**Exercise description:** Write out the full set of records exactly. Any pictures in them do not belong in the copy.

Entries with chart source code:
^^^^^^^^^^^^^^^^
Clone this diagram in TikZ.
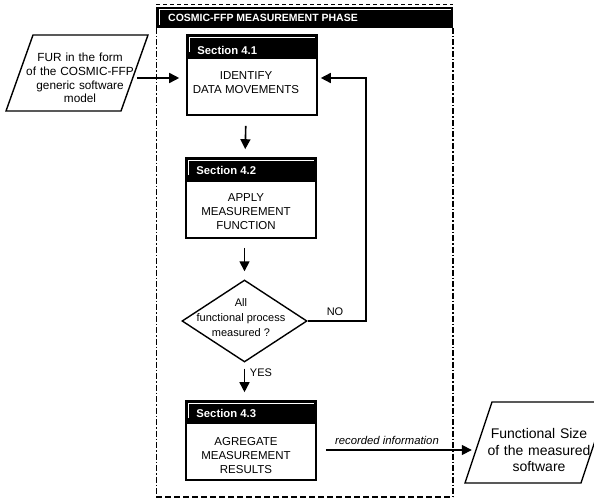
\documentclass[tikz,border=0pt]{standalone}
\usepackage{fontspec}
\setmainfont{Liberation Sans}
\usetikzlibrary{arrows.meta,calc,shapes.geometric}
\begin{document}
\begin{tikzpicture}[x=1pt,y=-1pt,
  box/.style={draw, line width=1.6pt, minimum width=130pt, minimum height=80pt, inner sep=0pt},
  sec/.style={font=\fontsize{11.3}{13}\selectfont\bfseries, text=white, anchor=west, inner sep=0pt},
  body/.style={font=\fontsize{11.5}{14}\selectfont, align=center, inner sep=0pt},
  arr/.style={line width=1.6pt, -{Triangle[length=10pt,width=10pt]}},
  dia/.style={draw, shape=diamond, line width=1.4pt, minimum width=125pt, minimum height=82pt, inner sep=0pt},
  lbl/.style={font=\fontsize{11}{13}\selectfont, inner sep=0pt},
  para/.style={line width=1.4pt, line join=miter},
  inset/.style={white, line width=0.6pt}
]
\useasboundingbox (0,0) rectangle (594,500);

% ---- measurement phase frame ----
\draw[line width=0.7pt, dash pattern=on 4pt off 3pt] (156,4) -- (453,4);
\fill (156,7) rectangle (453,28);
\draw[inset] (159,25) -- (159,9.5) -- (451,9.5);
\node[font=\fontsize{10.5}{12}\selectfont\bfseries, text=white, anchor=west, inner sep=0pt] (title) at (168,18) {COSMIC-FFP MEASUREMENT PHASE};
\draw[line width=1pt, dash pattern=on 6pt off 2pt on 1.5pt off 2pt] (156,28) -- (156,497);
\draw[line width=1.4pt, dash pattern=on 6pt off 2pt on 1.5pt off 2pt] (453,28) -- (453,497);
\draw[line width=2pt, dash pattern=on 6pt off 3pt] (156,497) -- (453,497);

% ---- input ----
\draw[para] (33,35) -- (148,35) -- (121,111) -- (6,111) -- cycle;
\node[font=\fontsize{11.8}{13.8}\selectfont, align=center, text width=114pt, inner sep=0pt] (fur) at (80,78) {FUR in the form\\of the COSMIC-FFP\\generic software\\model};

% ---- Section 4.1 ----
\node[box] (b41) at (252,75) {};
\fill (b41.north west) rectangle ($(b41.north east)+(0,25)$);
\draw[inset] ($(b41.north west)+(3.5,18)$) -- ($(b41.north west)+(3.5,3.5)$) -- ($(b41.north east)+(-3,3.5)$);
\node[sec] (s41) at ($(b41.north west)+(11,16)$) {Section 4.1};
\node[body] (t41) at (246,83) {IDENTIFY\\DATA MOVEMENTS};

% ---- Section 4.2 ----
\node[box] (b42) at (251,198) {};
\fill (b42.north west) rectangle ($(b42.north east)+(0,25)$);
\draw[inset] ($(b42.north west)+(3.5,18)$) -- ($(b42.north west)+(3.5,3.5)$) -- ($(b42.north east)+(-3,3.5)$);
\node[sec] (s42) at ($(b42.north west)+(11,13)$) {Section 4.2};
\node[body] (t42) at (246,212) {APPLY\\MEASUREMENT\\FUNCTION};

% ---- decision ----
\node[dia] (d) at (244.5,321) {};
\node[lbl, align=center, font=\fontsize{11}{15}\selectfont] (dt) at (241,318) {All\\functional process\\measured ?};

% ---- Section 4.3 ----
\node[box, minimum height=79pt] (b43) at (251,440.5) {};
\fill (b43.north west) rectangle ($(b43.north east)+(0,24)$);
\draw[inset] ($(b43.north west)+(3.5,18)$) -- ($(b43.north west)+(3.5,3.5)$) -- ($(b43.north east)+(-3,3.5)$);
\node[sec] (s43) at ($(b43.north west)+(11,13)$) {Section 4.3};
\node[body] (t43) at (246,456) {AGREGATE\\MEASUREMENT\\RESULTS};

% ---- output ----
\draw[para] (492,402) -- (608,402) -- (581,483) -- (465,483) -- cycle;
\node[font=\fontsize{14}{16.5}\selectfont, align=center, text width=134pt, inner sep=0pt] (outt) at (539,450) {Functional Size\\of the measured\\software};

% ---- connectors ----
\draw[arr, shorten >=7pt] (fur.east) -- (b41.west |- fur.east);
\draw[arr, shorten <=10pt, shorten >=8pt] ([xshift=-6pt]b41.south) -- ([xshift=-6pt]b42.north);
\draw[arr, shorten <=9pt, shorten >=8pt] (b42.south -| d.north) -- (d.north);
\draw[arr, shorten >=3pt] (d.east) -- ++(58,0) |- ([yshift=-3pt]b41.east);
\node[lbl] (no) at (335,312) {NO};
\draw[arr, shorten <=6pt, shorten >=8pt] (d.south) -- (d.south |- b43.north);
\node[lbl] (yes) at (261,373) {YES};
\draw[arr, shorten <=9pt] (b43.east |- outt.west) -- (outt.west);
\node[lbl, font=\fontsize{11.3}{13}\selectfont\itshape] (rec) at (387,440) {recorded information};
\end{tikzpicture}
\end{document}
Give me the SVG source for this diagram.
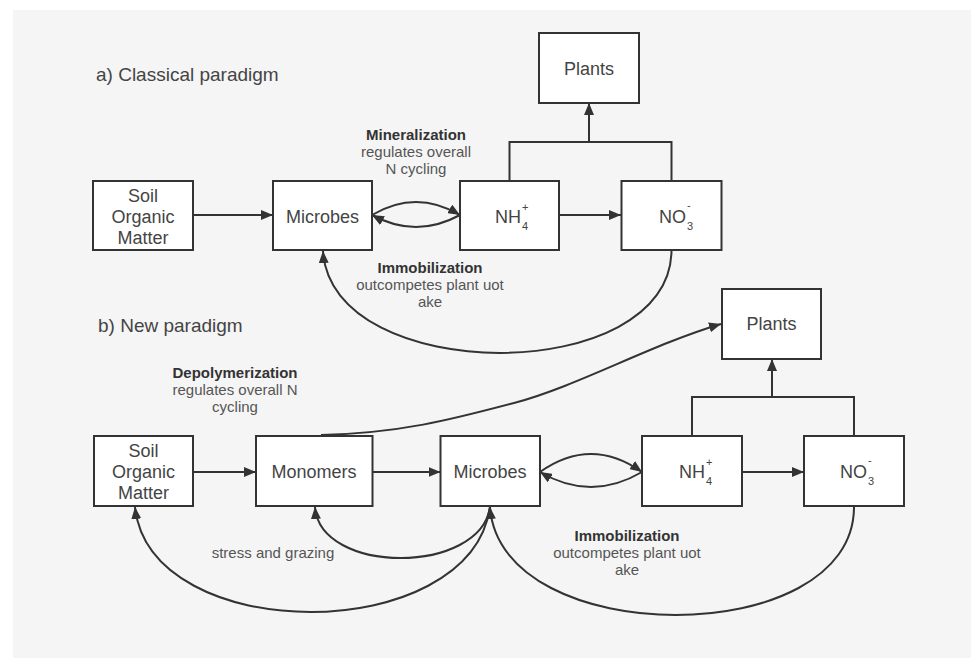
^^^^^^^^^^^^^^^^
**Reply:**
Clone this diagram in TikZ.
\documentclass[tikz,border=0pt]{standalone}
\usepackage{fontspec}
\setmainfont{Liberation Sans}
\usetikzlibrary{arrows.meta,calc,shapes.geometric}
\begin{document}
\begin{tikzpicture}[x=1pt,y=-1pt,
  box/.style={draw, line width=1.6pt, minimum width=130pt, minimum height=80pt, inner sep=0pt},
  sec/.style={font=\fontsize{11.3}{13}\selectfont\bfseries, text=white, anchor=west, inner sep=0pt},
  body/.style={font=\fontsize{11.5}{14}\selectfont, align=center, inner sep=0pt},
  arr/.style={line width=1.6pt, -{Triangle[length=10pt,width=10pt]}},
  dia/.style={draw, shape=diamond, line width=1.4pt, minimum width=125pt, minimum height=82pt, inner sep=0pt},
  lbl/.style={font=\fontsize{11}{13}\selectfont, inner sep=0pt},
  para/.style={line width=1.4pt, line join=miter},
  inset/.style={white, line width=0.6pt}
]
\useasboundingbox (0,0) rectangle (594,500);

% ---- measurement phase frame ----
\draw[line width=0.7pt, dash pattern=on 4pt off 3pt] (156,4) -- (453,4);
\fill (156,7) rectangle (453,28);
\draw[inset] (159,25) -- (159,9.5) -- (451,9.5);
\node[font=\fontsize{10.5}{12}\selectfont\bfseries, text=white, anchor=west, inner sep=0pt] (title) at (168,18) {COSMIC-FFP MEASUREMENT PHASE};
\draw[line width=1pt, dash pattern=on 6pt off 2pt on 1.5pt off 2pt] (156,28) -- (156,497);
\draw[line width=1.4pt, dash pattern=on 6pt off 2pt on 1.5pt off 2pt] (453,28) -- (453,497);
\draw[line width=2pt, dash pattern=on 6pt off 3pt] (156,497) -- (453,497);

% ---- input ----
\draw[para] (33,35) -- (148,35) -- (121,111) -- (6,111) -- cycle;
\node[font=\fontsize{11.8}{13.8}\selectfont, align=center, text width=114pt, inner sep=0pt] (fur) at (80,78) {FUR in the form\\of the COSMIC-FFP\\generic software\\model};

% ---- Section 4.1 ----
\node[box] (b41) at (252,75) {};
\fill (b41.north west) rectangle ($(b41.north east)+(0,25)$);
\draw[inset] ($(b41.north west)+(3.5,18)$) -- ($(b41.north west)+(3.5,3.5)$) -- ($(b41.north east)+(-3,3.5)$);
\node[sec] (s41) at ($(b41.north west)+(11,16)$) {Section 4.1};
\node[body] (t41) at (246,83) {IDENTIFY\\DATA MOVEMENTS};

% ---- Section 4.2 ----
\node[box] (b42) at (251,198) {};
\fill (b42.north west) rectangle ($(b42.north east)+(0,25)$);
\draw[inset] ($(b42.north west)+(3.5,18)$) -- ($(b42.north west)+(3.5,3.5)$) -- ($(b42.north east)+(-3,3.5)$);
\node[sec] (s42) at ($(b42.north west)+(11,13)$) {Section 4.2};
\node[body] (t42) at (246,212) {APPLY\\MEASUREMENT\\FUNCTION};

% ---- decision ----
\node[dia] (d) at (244.5,321) {};
\node[lbl, align=center, font=\fontsize{11}{15}\selectfont] (dt) at (241,318) {All\\functional process\\measured ?};

% ---- Section 4.3 ----
\node[box, minimum height=79pt] (b43) at (251,440.5) {};
\fill (b43.north west) rectangle ($(b43.north east)+(0,24)$);
\draw[inset] ($(b43.north west)+(3.5,18)$) -- ($(b43.north west)+(3.5,3.5)$) -- ($(b43.north east)+(-3,3.5)$);
\node[sec] (s43) at ($(b43.north west)+(11,13)$) {Section 4.3};
\node[body] (t43) at (246,456) {AGREGATE\\MEASUREMENT\\RESULTS};

% ---- output ----
\draw[para] (492,402) -- (608,402) -- (581,483) -- (465,483) -- cycle;
\node[font=\fontsize{14}{16.5}\selectfont, align=center, text width=134pt, inner sep=0pt] (outt) at (539,450) {Functional Size\\of the measured\\software};

% ---- connectors ----
\draw[arr, shorten >=7pt] (fur.east) -- (b41.west |- fur.east);
\draw[arr, shorten <=10pt, shorten >=8pt] ([xshift=-6pt]b41.south) -- ([xshift=-6pt]b42.north);
\draw[arr, shorten <=9pt, shorten >=8pt] (b42.south -| d.north) -- (d.north);
\draw[arr, shorten >=3pt] (d.east) -- ++(58,0) |- ([yshift=-3pt]b41.east);
\node[lbl] (no) at (335,312) {NO};
\draw[arr, shorten <=6pt, shorten >=8pt] (d.south) -- (d.south |- b43.north);
\node[lbl] (yes) at (261,373) {YES};
\draw[arr, shorten <=9pt] (b43.east |- outt.west) -- (outt.west);
\node[lbl, font=\fontsize{11.3}{13}\selectfont\itshape] (rec) at (387,440) {recorded information};
\end{tikzpicture}
\end{document}
Give me the SVG source for this diagram.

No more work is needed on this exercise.